New Yorkers are known to be a rough and tumble bunch. It’s not hard to know that anyone who tries to take on someone from the outskirts of the iconic largest city in the nation wouldn’t fair well. Arguably the most imposing kryptonite that could take down a New Yorker would be infrastructure. It’s said that the New York waste management has the most control over the tightly packed city, but it’s possible that fire and rescue are the ones that strike the most fear in the hearts of the city’s residents.
Members of the less affluent areas of the city’s area are dealing with old homes, often struggling to stay up to code, which is what several members of the community pointed out when FDNY began to shut down houses due to a lack of firefighters willing to subject themselves to mandatory vaccinations. According to a report in The New York Post, the city has shuttered 26 of its companies, as of last Saturday and reported that the shortages are due to the mandate handed down by de Blasio that all city workers must have at least one round of COVID19 vaccinations.
The Post reported that there are a number of “furious elected officials,” who said they felt that the firefighter’s decision to take “time off” work rather than take a forced medical treatment is “unconscionable,” and could have “catastrophic consequences.” This hasn’t slowed down the firefighters who believe that they are having their constitutional rights violated by having to take a treatment that they have questions about, or that they don’t believe should be mandated across the board.
This was not the position of Fire Commissioner Danial A. Nigro who was so incredibly frustrated by his lack of firefighters that he had to make a statement about the event, saying that his department “has not closed any firehouses,” but that the “Irresponsible bogus sick leave by some of our members is creating a danger for New Yorkers and their fellow Firefighters,” Nigro said. “They need to return to work or risk the consequences of their actions.”
There are reportedly temporary shutdowns all over the city, and state representative Nicole Malliotakis (R-SI, Brooklyn) reportedly has five companies temporarily shuttered in her district and she blames NYC Mayor Bill de Blasio: “If someone dies due to a slower emergency response, it’s on Bill de Blasio and his overreaching mandates. I hope this fool fixes it ASAP!” she tweeted.
Concerning as a lack of emergency workers is, it’s no more concerning than the unbending mandates looking to enforce vaccine by City Hall who put a deadline for workers Monday of this week. Thankfully, the jab-resisting are not giving in, however, because the firefighters have a number of reasons they object, including many who say they have natural immunity from already having the virus.

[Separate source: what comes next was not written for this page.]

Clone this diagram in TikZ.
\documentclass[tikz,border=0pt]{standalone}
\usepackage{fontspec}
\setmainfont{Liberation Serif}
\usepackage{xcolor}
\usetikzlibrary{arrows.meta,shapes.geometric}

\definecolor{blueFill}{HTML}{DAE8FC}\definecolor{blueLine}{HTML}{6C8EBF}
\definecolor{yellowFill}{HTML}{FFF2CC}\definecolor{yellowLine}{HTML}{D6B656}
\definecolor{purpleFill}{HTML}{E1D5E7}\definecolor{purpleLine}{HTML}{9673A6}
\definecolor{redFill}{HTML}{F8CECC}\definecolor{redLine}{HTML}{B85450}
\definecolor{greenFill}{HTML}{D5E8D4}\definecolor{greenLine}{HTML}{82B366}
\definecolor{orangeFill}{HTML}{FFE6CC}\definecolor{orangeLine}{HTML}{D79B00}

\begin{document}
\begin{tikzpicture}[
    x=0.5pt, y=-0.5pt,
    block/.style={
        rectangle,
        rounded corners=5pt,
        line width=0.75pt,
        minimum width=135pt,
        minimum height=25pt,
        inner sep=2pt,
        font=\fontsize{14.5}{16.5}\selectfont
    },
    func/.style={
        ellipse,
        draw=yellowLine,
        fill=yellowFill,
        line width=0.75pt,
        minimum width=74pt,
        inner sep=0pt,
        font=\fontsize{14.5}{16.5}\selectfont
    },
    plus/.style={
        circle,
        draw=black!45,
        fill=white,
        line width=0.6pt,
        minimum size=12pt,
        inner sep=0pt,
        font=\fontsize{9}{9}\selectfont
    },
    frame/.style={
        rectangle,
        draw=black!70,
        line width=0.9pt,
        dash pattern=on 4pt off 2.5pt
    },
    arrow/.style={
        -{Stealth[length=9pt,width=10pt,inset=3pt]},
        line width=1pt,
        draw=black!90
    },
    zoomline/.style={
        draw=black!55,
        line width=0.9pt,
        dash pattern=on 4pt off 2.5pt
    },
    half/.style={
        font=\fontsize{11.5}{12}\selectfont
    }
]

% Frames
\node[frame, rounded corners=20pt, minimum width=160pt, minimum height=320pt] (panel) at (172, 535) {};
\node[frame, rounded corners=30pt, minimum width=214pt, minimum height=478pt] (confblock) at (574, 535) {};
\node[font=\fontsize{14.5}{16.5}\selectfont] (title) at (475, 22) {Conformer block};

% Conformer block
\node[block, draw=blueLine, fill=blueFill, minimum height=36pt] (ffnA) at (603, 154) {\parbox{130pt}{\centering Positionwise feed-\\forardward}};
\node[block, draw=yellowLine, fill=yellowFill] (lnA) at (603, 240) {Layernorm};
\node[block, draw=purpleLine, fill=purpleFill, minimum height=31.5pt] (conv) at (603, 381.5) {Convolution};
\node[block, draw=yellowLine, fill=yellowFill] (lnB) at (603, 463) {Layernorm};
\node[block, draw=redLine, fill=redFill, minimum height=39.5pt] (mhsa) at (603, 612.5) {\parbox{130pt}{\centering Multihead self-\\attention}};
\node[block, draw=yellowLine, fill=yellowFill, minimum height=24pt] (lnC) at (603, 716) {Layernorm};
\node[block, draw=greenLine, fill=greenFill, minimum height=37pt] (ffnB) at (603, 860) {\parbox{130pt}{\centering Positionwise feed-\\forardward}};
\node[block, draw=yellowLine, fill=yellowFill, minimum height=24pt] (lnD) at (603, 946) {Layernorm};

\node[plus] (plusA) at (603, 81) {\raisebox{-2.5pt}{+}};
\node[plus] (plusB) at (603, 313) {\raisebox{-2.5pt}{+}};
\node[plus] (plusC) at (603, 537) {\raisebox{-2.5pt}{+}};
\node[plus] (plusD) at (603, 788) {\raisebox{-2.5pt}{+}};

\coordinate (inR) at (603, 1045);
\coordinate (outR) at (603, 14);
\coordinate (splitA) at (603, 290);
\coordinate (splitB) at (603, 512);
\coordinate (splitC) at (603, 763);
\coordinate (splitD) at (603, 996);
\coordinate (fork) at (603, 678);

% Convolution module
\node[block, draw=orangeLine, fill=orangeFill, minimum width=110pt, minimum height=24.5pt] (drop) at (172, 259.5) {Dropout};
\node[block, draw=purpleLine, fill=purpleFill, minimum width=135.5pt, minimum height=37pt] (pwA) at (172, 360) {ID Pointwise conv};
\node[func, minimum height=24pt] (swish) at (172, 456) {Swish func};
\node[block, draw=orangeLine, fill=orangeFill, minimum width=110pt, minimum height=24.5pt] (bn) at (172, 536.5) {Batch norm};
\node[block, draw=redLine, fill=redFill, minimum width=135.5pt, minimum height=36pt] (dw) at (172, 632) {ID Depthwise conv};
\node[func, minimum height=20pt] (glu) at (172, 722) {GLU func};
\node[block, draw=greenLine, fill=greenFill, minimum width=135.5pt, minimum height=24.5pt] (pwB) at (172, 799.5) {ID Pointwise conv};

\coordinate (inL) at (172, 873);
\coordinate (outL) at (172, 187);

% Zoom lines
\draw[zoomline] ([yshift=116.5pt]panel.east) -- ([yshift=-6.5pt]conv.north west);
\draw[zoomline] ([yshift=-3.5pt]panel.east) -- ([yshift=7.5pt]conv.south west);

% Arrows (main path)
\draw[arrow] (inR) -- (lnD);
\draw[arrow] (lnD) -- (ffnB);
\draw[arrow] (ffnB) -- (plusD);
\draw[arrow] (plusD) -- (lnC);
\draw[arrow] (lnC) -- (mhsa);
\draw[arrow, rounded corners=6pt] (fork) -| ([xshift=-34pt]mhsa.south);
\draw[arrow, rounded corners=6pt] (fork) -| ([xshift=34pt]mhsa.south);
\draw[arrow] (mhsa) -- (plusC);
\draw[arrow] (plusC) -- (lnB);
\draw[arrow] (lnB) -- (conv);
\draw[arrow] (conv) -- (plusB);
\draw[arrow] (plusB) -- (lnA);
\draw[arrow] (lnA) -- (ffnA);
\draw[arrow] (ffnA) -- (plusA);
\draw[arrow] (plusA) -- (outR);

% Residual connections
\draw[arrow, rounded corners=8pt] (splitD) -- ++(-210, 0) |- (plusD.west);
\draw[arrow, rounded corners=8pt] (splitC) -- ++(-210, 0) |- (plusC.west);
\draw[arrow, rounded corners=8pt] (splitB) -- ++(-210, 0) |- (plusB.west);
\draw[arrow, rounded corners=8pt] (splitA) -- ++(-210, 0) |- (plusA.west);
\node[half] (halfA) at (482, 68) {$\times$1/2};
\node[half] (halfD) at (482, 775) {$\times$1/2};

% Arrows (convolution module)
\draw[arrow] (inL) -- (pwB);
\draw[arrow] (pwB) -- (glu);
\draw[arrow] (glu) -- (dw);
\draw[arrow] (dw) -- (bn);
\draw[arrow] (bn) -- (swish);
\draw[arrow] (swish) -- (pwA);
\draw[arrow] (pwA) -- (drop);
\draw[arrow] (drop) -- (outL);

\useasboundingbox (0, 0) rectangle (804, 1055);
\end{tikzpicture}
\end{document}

However, as bad ad things are now, it could get a lot worse. The Post reported that the 20 plus companies closed only make up less than 8 percent of the total fire companies in New York. If the objections continue to increase, as is expected, as many as 20 percent could close, which would be around 70 firehouses.
Much like how the current administration hushes the fears of the American people concerned about the nation’s trajectory, a spokeswoman for the NYFD attempted to calm the fears of New Yorkers saying that they “have contingency plans in place if necessary, and there will not be any shortages in any commands. There will be no reduction in police services.”
The FDNY’s Emergency Service Unit has been forced to ask for volunteer firefighters from Long Island and upstate New York to try to fill the positions empty, according to an email that was reviewed by the Post. However, like many of the vaccine-hesitant, while the treatment is a viable option, there is plenty of room for concern.
Over and above the issue of medical freedom, which even many of those who have taken the vaccine have raised, there are also concerns about the effectiveness for every single person who might be taking the shot. In New York state alone, the Hudson Valley Post has reported that as of late September New York State Department of Health is aware of 78,416 laboratory-confirmed cases of COVID-19 in vaccinated individuals. Of those cases, 5,555 were COVID hospitalizations among fully-vaccinated people in New York State.